__EXERCISE INPUT__:
>> START
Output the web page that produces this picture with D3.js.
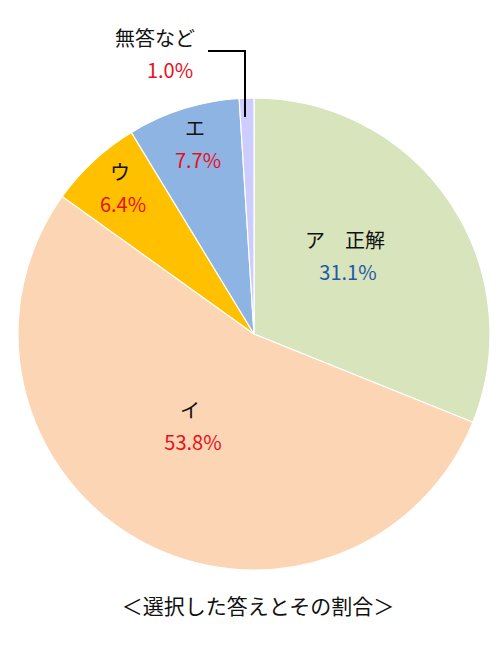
<!DOCTYPE html><html><head><meta charset="utf-8"><script src="https://d3js.org/d3.v7.min.js"></script>
<style>body{margin:0;background:#fff}text{font-family:"Noto Sans CJK JP","Noto Sans",sans-serif}</style></head><body><svg width="500" height="660"></svg>
<script>
const categories=["ア　正解","イ","ウ","エ","無答など"];
const values=[31.1,53.8,6.4,7.7,1.0];
const colors=["#d8e4bc","#fcd5b4","#ffc000","#8db4e2","#ccccff"];
const pctColors=["#1f5aa8","#e8101e","#e8101e","#e8101e","#e8101e"];
const labelPos=[[345,240],[190,410],[120,172],[195,128],[155,38]];
const svg=d3.select("svg");
const cx=254,cy=334,r=236;
const arcs=d3.pie().sort(null).value(d=>d)(values);
const arc=d3.arc().innerRadius(0).outerRadius(r);
const g=svg.append("g").attr("transform",`translate(${cx},${cy})`);
g.selectAll("path").data(arcs).join("path").attr("d",arc).attr("fill",(d,i)=>colors[i]).attr("stroke","#fff").attr("stroke-width",1.2);
svg.append("path").attr("d","M208,51H245V117").attr("fill","none").attr("stroke","#000").attr("stroke-width",2);
categories.forEach((c,i)=>{
 const [x,y]=labelPos[i];
 svg.append("text").attr("x",x).attr("y",y+8).attr("text-anchor","middle").attr("font-size",20).attr("fill","#111").text(c);
 svg.append("text").attr("x",i==4?x+15:x+3).attr("y",y+40).attr("text-anchor","middle").attr("font-size",20).attr("fill",pctColors[i]).text(values[i].toFixed(1)+"%");
});
svg.append("text").attr("x",258).attr("y",614).attr("text-anchor","middle").attr("font-size",21).attr("fill","#111").text("＜選択した答えとその割合＞");
</script></body></html>
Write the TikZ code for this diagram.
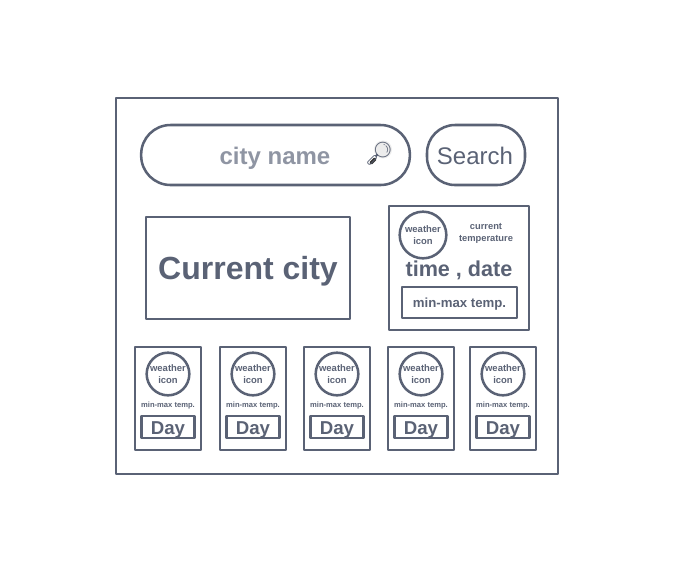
\documentclass[tikz,border=0pt]{standalone}
\usepackage{fontspec}
\setmainfont{Liberation Sans}
\newfontfamily\emojifont{Noto Emoji}
\definecolor{ink}{HTML}{5A6275}
\definecolor{soft}{HTML}{8F95A3}
\tikzset{
  x=0.75pt,y=-0.75pt,
  boxline/.style={draw=ink,line width=1.9pt,line join=round},
  plainbox/.style={boxline,inner sep=0pt},
  lbl/.style={text=ink,inner sep=0pt,align=center},
  baselbl/.style={lbl,anchor=base},
  card/.style={plainbox,minimum width=49.5pt,minimum height=77pt},
  dayb/.style={plainbox,minimum width=39.5pt,minimum height=16.5pt},
  daytext/.style={baselbl,font=\fontsize{14}{16}\selectfont\bfseries},
  iconc/.style={boxline,circle,minimum size=32pt,inner sep=0pt,text=ink,align=center,font=\fontsize{7.1}{8.6}\selectfont\bfseries},
  small/.style={lbl,font=\fontsize{5.7}{6.5}\selectfont\bfseries}
}
\begin{document}
\begin{tikzpicture}
\useasboundingbox (0,0) rectangle (673,572);
\node[plainbox,minimum width=331.5pt,minimum height=282pt] (outer) at (337,286) {};
\node[plainbox,rounded corners=22pt,minimum width=201.5pt,minimum height=45pt] (citybox) at (275.5,155) {};
\node[lbl,text=soft,font=\fontsize{18}{20}\selectfont\bfseries] (cityname) at (275,158) {city name};
\fill[gray!15] (383,149.5) circle (9);
\draw[black!80,line width=2.6pt,line cap=round] (375,159) -- (371,163);
\node[inner sep=0pt,text=ink,font=\emojifont\fontsize{17}{19}\selectfont] (glass) at (379,154) {🔎};
\node[plainbox,rounded corners=21pt,minimum width=73.5pt,minimum height=45pt] (search) at (476,155) {};
\node[baselbl,font=\fontsize{18}{21}\selectfont] (searchtext) at (475,164) {Search};
\node[plainbox,minimum width=153pt,minimum height=76.5pt] (current) at (248,268) {};
\node[baselbl,font=\fontsize{24}{28}\selectfont\bfseries] (currenttext) at (248,279) {Current city};
\node[plainbox,minimum width=105pt,minimum height=93pt] (panel) at (459,268) {};
\node[iconc,minimum size=35pt,font=\fontsize{7.1}{8.8}\selectfont\bfseries] (panelicon) at (423,235) {weather\\icon};
\node[lbl,font=\fontsize{7}{9}\selectfont\bfseries] (temp) at (486,233) {current\\temperature};
\node[baselbl,font=\fontsize{16.2}{18}\selectfont\bfseries] (timedate) at (459,276.5) {time , date};
\node[plainbox,minimum width=86pt,minimum height=23pt] (panelrange) at (459.5,302.5) {};
\node[baselbl,font=\fontsize{9.9}{11}\selectfont\bfseries] (rangetext) at (459.5,307) {min-max temp.};
\foreach \n/\cx in {a/168,b/253,c/337,d/421,e/503}{
  \node[card] (card\n) at (\cx,398.5) {};
  \node[iconc] (icon\n) at (\cx,374) {weather\\icon};
  \node[small] (range\n) at (\cx,406) {min-max temp.};
  \node[dayb] (day\n) at (\cx,427) {};
  \node[daytext] (daytext\n) at (\cx,434) {Day};
}
\end{tikzpicture}
\end{document}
>> END
__CHALLENGE__: Transcribe the records word for word and include no pictures.

__TASK ANSWER__:
Output the web page that produces this picture with D3.js.
<!DOCTYPE html><html><head><meta charset="utf-8"><script src="https://d3js.org/d3.v7.min.js"></script>
<style>body{margin:0;background:#fff}text{font-family:"Noto Sans CJK JP","Noto Sans",sans-serif}</style></head><body><svg width="500" height="660"></svg>
<script>
const categories=["ア　正解","イ","ウ","エ","無答など"];
const values=[31.1,53.8,6.4,7.7,1.0];
const colors=["#d8e4bc","#fcd5b4","#ffc000","#8db4e2","#ccccff"];
const pctColors=["#1f5aa8","#e8101e","#e8101e","#e8101e","#e8101e"];
const labelPos=[[345,240],[190,410],[120,172],[195,128],[155,38]];
const svg=d3.select("svg");
const cx=254,cy=334,r=236;
const arcs=d3.pie().sort(null).value(d=>d)(values);
const arc=d3.arc().innerRadius(0).outerRadius(r);
const g=svg.append("g").attr("transform",`translate(${cx},${cy})`);
g.selectAll("path").data(arcs).join("path").attr("d",arc).attr("fill",(d,i)=>colors[i]).attr("stroke","#fff").attr("stroke-width",1.2);
svg.append("path").attr("d","M208,51H245V117").attr("fill","none").attr("stroke","#000").attr("stroke-width",2);
categories.forEach((c,i)=>{
 const [x,y]=labelPos[i];
 svg.append("text").attr("x",x).attr("y",y+8).attr("text-anchor","middle").attr("font-size",20).attr("fill","#111").text(c);
 svg.append("text").attr("x",i==4?x+15:x+3).attr("y",y+40).attr("text-anchor","middle").attr("font-size",20).attr("fill",pctColors[i]).text(values[i].toFixed(1)+"%");
});
svg.append("text").attr("x",258).attr("y",614).attr("text-anchor","middle").attr("font-size",21).attr("fill","#111").text("＜選択した答えとその割合＞");
</script></body></html>
Write the TikZ code for this diagram.
\documentclass[tikz,border=0pt]{standalone}
\usepackage{fontspec}
\setmainfont{Liberation Sans}
\newfontfamily\emojifont{Noto Emoji}
\definecolor{ink}{HTML}{5A6275}
\definecolor{soft}{HTML}{8F95A3}
\tikzset{
  x=0.75pt,y=-0.75pt,
  boxline/.style={draw=ink,line width=1.9pt,line join=round},
  plainbox/.style={boxline,inner sep=0pt},
  lbl/.style={text=ink,inner sep=0pt,align=center},
  baselbl/.style={lbl,anchor=base},
  card/.style={plainbox,minimum width=49.5pt,minimum height=77pt},
  dayb/.style={plainbox,minimum width=39.5pt,minimum height=16.5pt},
  daytext/.style={baselbl,font=\fontsize{14}{16}\selectfont\bfseries},
  iconc/.style={boxline,circle,minimum size=32pt,inner sep=0pt,text=ink,align=center,font=\fontsize{7.1}{8.6}\selectfont\bfseries},
  small/.style={lbl,font=\fontsize{5.7}{6.5}\selectfont\bfseries}
}
\begin{document}
\begin{tikzpicture}
\useasboundingbox (0,0) rectangle (673,572);
\node[plainbox,minimum width=331.5pt,minimum height=282pt] (outer) at (337,286) {};
\node[plainbox,rounded corners=22pt,minimum width=201.5pt,minimum height=45pt] (citybox) at (275.5,155) {};
\node[lbl,text=soft,font=\fontsize{18}{20}\selectfont\bfseries] (cityname) at (275,158) {city name};
\fill[gray!15] (383,149.5) circle (9);
\draw[black!80,line width=2.6pt,line cap=round] (375,159) -- (371,163);
\node[inner sep=0pt,text=ink,font=\emojifont\fontsize{17}{19}\selectfont] (glass) at (379,154) {🔎};
\node[plainbox,rounded corners=21pt,minimum width=73.5pt,minimum height=45pt] (search) at (476,155) {};
\node[baselbl,font=\fontsize{18}{21}\selectfont] (searchtext) at (475,164) {Search};
\node[plainbox,minimum width=153pt,minimum height=76.5pt] (current) at (248,268) {};
\node[baselbl,font=\fontsize{24}{28}\selectfont\bfseries] (currenttext) at (248,279) {Current city};
\node[plainbox,minimum width=105pt,minimum height=93pt] (panel) at (459,268) {};
\node[iconc,minimum size=35pt,font=\fontsize{7.1}{8.8}\selectfont\bfseries] (panelicon) at (423,235) {weather\\icon};
\node[lbl,font=\fontsize{7}{9}\selectfont\bfseries] (temp) at (486,233) {current\\temperature};
\node[baselbl,font=\fontsize{16.2}{18}\selectfont\bfseries] (timedate) at (459,276.5) {time , date};
\node[plainbox,minimum width=86pt,minimum height=23pt] (panelrange) at (459.5,302.5) {};
\node[baselbl,font=\fontsize{9.9}{11}\selectfont\bfseries] (rangetext) at (459.5,307) {min-max temp.};
\foreach \n/\cx in {a/168,b/253,c/337,d/421,e/503}{
  \node[card] (card\n) at (\cx,398.5) {};
  \node[iconc] (icon\n) at (\cx,374) {weather\\icon};
  \node[small] (range\n) at (\cx,406) {min-max temp.};
  \node[dayb] (day\n) at (\cx,427) {};
  \node[daytext] (daytext\n) at (\cx,434) {Day};
}
\end{tikzpicture}
\end{document}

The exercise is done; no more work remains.